India@75: A nation in the making

Investing in good times

At a time when markets are high it makes sense to be careful now than regret later

Published: Jan 27, 2015 06:00:00 AM IST
Updated: Jan 27, 2015 08:36:08 AM IST

Master investor Nemish Shah, co-founder and, currently, director of Enam Holdings, is a man of few words. So when he says this is among the best markets situations that he has seen in his investing career, it is a measured assessment of sentiment. And that, in turn, is rooted in facts. Oil prices are down to $45 a barrel: This, he says, will reduce the import bill, thus positively impacting India’s current account deficit. Bond yields are already factoring in interest rate cuts and, over the last year, the equity market is up by 30 percent. For the sceptics, the message seems to be: Underestimating India’s growth potential is incorrect when the global economy and the domestic market indicate buoyancy. Shah’s optimism, however, is balanced by the caution displayed by the various fund managers we interviewed.

The smart investor is always prepared.

Take S Naren, chief investment officer at ICICI Prudential Mutual Fund, who even uses a checklist to guide his team through extreme times. These could be bull or bear markets. Counter-intuitively, one of his rules is to be more careful—or take less risks—in a bull market scenario. We have him in conversation with Atul Gawande, the prominent US-based surgeon who has written the book, The Checklist Manifesto, discussing the idea of creating a checklist for industries that deal with complexities on a regular basis.

Meanwhile, Prashant Jain, one of the biggest investment managers in the country, has a different challenge—that of the bigger numbers. His HDFC Top 200 Fund, with around Rs 14,000 crore AUM, has managed to clock record returns after a period of flat growth. Jain is not intimidated by ticket sizes and has faith in Indian equities as an asset class that will produce the best long term returns. Take equity seriously, he tells investors, when considering asset allocation.

That, perhaps, has been the common theme for this special package, as the advice and analyses that follow will show you.

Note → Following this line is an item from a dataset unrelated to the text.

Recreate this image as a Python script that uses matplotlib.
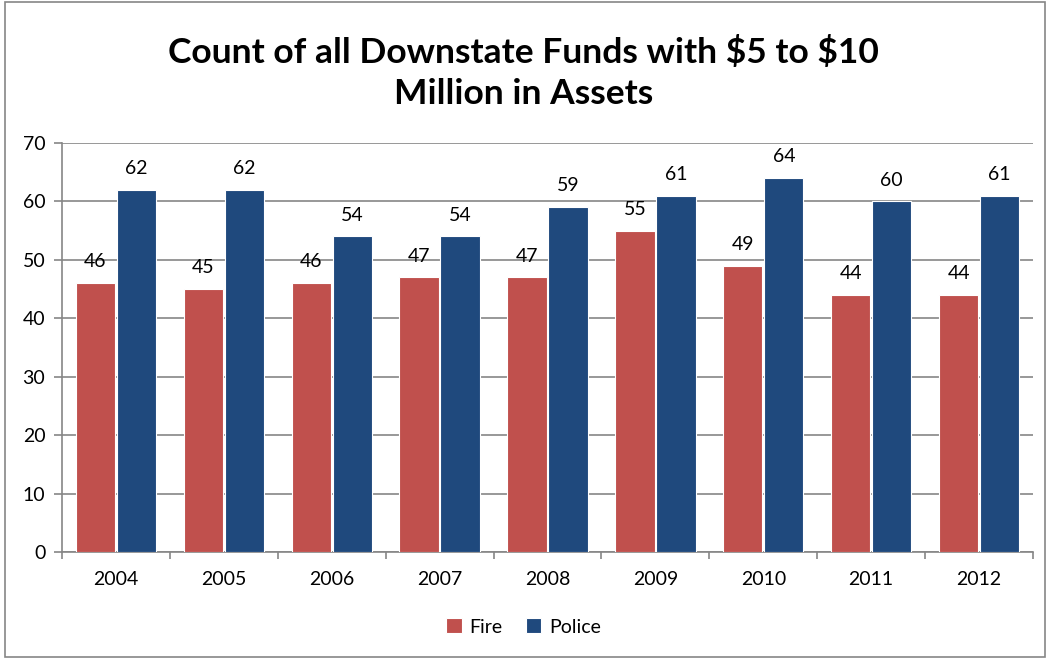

To quote pioneering investor Sir John Templeton (of Templeton Mutual Funds) from Tony Robbins’s Money; Master The Game: 7 Simple Steps To Financial Freedom, the seminal book on personal finance: “Bear markets start on the time of pessimism. They rise on the time of scepticism. They mature on the time of optimism and they end on the time of euphoria!”

It is safe to say, we are just stepping away from scepticism, but we are still far away from euphoria.